Task instructions — Quote from the first line below through the line that contains "sig_80 = [0.468, 0.184, 0.161, 0.149]", both included, and leave the pictures out.

* * * *

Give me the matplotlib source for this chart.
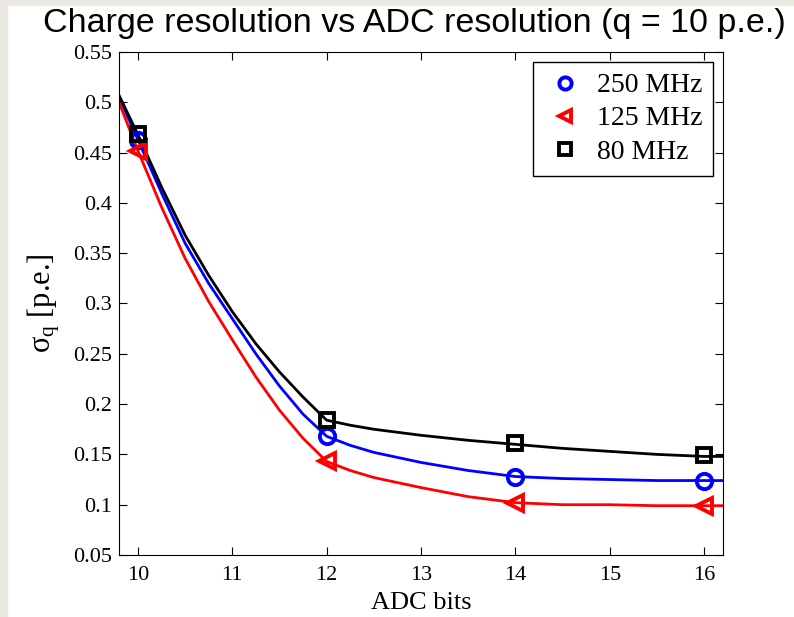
import matplotlib
matplotlib.use("Agg")
import matplotlib.pyplot as plt
from matplotlib.patches import Rectangle

# measured points (sigma_q in p.e. vs ADC bits)
bits = [10, 12, 14, 16]
sig_250 = [0.463, 0.168, 0.128, 0.124]
sig_125 = [0.452, 0.143, 0.102, 0.099]
sig_80 = [0.468, 0.184, 0.161, 0.149]

# fitted curves
curve_x = [9.8, 10.0, 10.25, 10.5, 10.75, 11.0, 11.25, 11.5, 11.75, 12.0,
           12.25, 12.5, 12.75, 13.0, 13.5, 14.0, 14.5, 15.0, 15.5, 16.0, 16.2]
curve_250 = [0.505, 0.463, 0.410, 0.360, 0.320, 0.285, 0.250, 0.218, 0.190, 0.168,
             0.159, 0.152, 0.147, 0.142, 0.134, 0.128, 0.126, 0.125, 0.124, 0.124, 0.124]
curve_125 = [0.500, 0.452, 0.396, 0.345, 0.302, 0.264, 0.227, 0.194, 0.166, 0.143,
             0.134, 0.127, 0.122, 0.117, 0.108, 0.102, 0.100, 0.100, 0.099, 0.099, 0.099]
curve_80 = [0.507, 0.468, 0.416, 0.368, 0.328, 0.292, 0.260, 0.232, 0.207, 0.184,
            0.179, 0.175, 0.172, 0.169, 0.164, 0.160, 0.156, 0.153, 0.150, 0.148, 0.148]

labels = ["250 MHz", "125 MHz", "80 MHz"]

plt.rcParams['font.family'] = ['Liberation Serif', 'DejaVu Serif']
plt.rcParams['mathtext.fontset'] = 'custom'
plt.rcParams['mathtext.rm'] = 'Liberation Serif'
plt.rcParams['mathtext.it'] = 'Liberation Serif'

fig = plt.figure(figsize=(7.94, 6.17), dpi=100)
fig.patches.append(Rectangle((0, 0), 7 / 794, 1, transform=fig.transFigure,
                             color='#ebe8e3', zorder=0))
fig.patches.append(Rectangle((0, 1 - 5 / 617), 1, 5 / 617, transform=fig.transFigure,
                             color='#ebe8e3', zorder=0))
ax = fig.add_axes([119 / 794, 1 - 555 / 617, (723 - 119) / 794, (555 - 52) / 617])

ax.plot(curve_x, curve_250, color='#0000ff', lw=2)
ax.plot(curve_x, curve_125, color='#ff0000', lw=2)
ax.plot(curve_x, curve_80, color='black', lw=2)

mk = dict(ms=11, mew=2.8, mfc='none', ls='none')
ax.plot(bits, sig_250, 'o', color='#0000ff', label=labels[0], **mk)
ax.plot(bits, sig_125, '<', color='#ff0000', label=labels[1], **mk)
ax.plot(bits, sig_80, 's', color='black', label=labels[2], ms=10, mew=2.8, mfc='none', ls='none')

ax.set_xlim(9.8, 16.2)
ax.set_ylim(0.05, 0.55)
ax.set_xticks(range(10, 17))
ax.set_yticks([0.05, 0.1, 0.15, 0.2, 0.25, 0.3, 0.35, 0.4, 0.45, 0.5, 0.55])
ax.set_yticklabels(['0.05', '0.1', '0.15', '0.2', '0.25', '0.3', '0.35', '0.4',
                    '0.45', '0.5', '0.55'])
ax.tick_params(direction='in', length=6, top=True, right=True, labelsize=16)
ax.tick_params(axis='x', pad=8)
ax.tick_params(axis='y', pad=5)

ax.set_xlabel("ADC bits", fontsize=19, labelpad=5)
ax.set_ylabel(r"σ$_{\mathrm{q}}$ [p.e.]", fontsize=22, labelpad=8)
fig.text(0.522, 1 - 32 / 617, "Charge resolution vs ADC resolution (q = 10 p.e.)",
         family=['Liberation Sans'], fontsize=24.5, ha='center', va='baseline')

leg = ax.legend(loc='upper right', fontsize=20, fancybox=False, edgecolor='black',
                framealpha=1, handletextpad=0.4, borderaxespad=0.35, labelspacing=0.28,
                handlelength=1.5, markerscale=0.8, borderpad=0.4)
leg.get_frame().set_linewidth(1)

fig.savefig("out.png", dpi=100)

* * * *

Result of the task —
Give me the matplotlib source for this chart.
import matplotlib
matplotlib.use("Agg")
import matplotlib.pyplot as plt
from matplotlib.patches import Rectangle

# measured points (sigma_q in p.e. vs ADC bits)
bits = [10, 12, 14, 16]
sig_250 = [0.463, 0.168, 0.128, 0.124]
sig_125 = [0.452, 0.143, 0.102, 0.099]
sig_80 = [0.468, 0.184, 0.161, 0.149]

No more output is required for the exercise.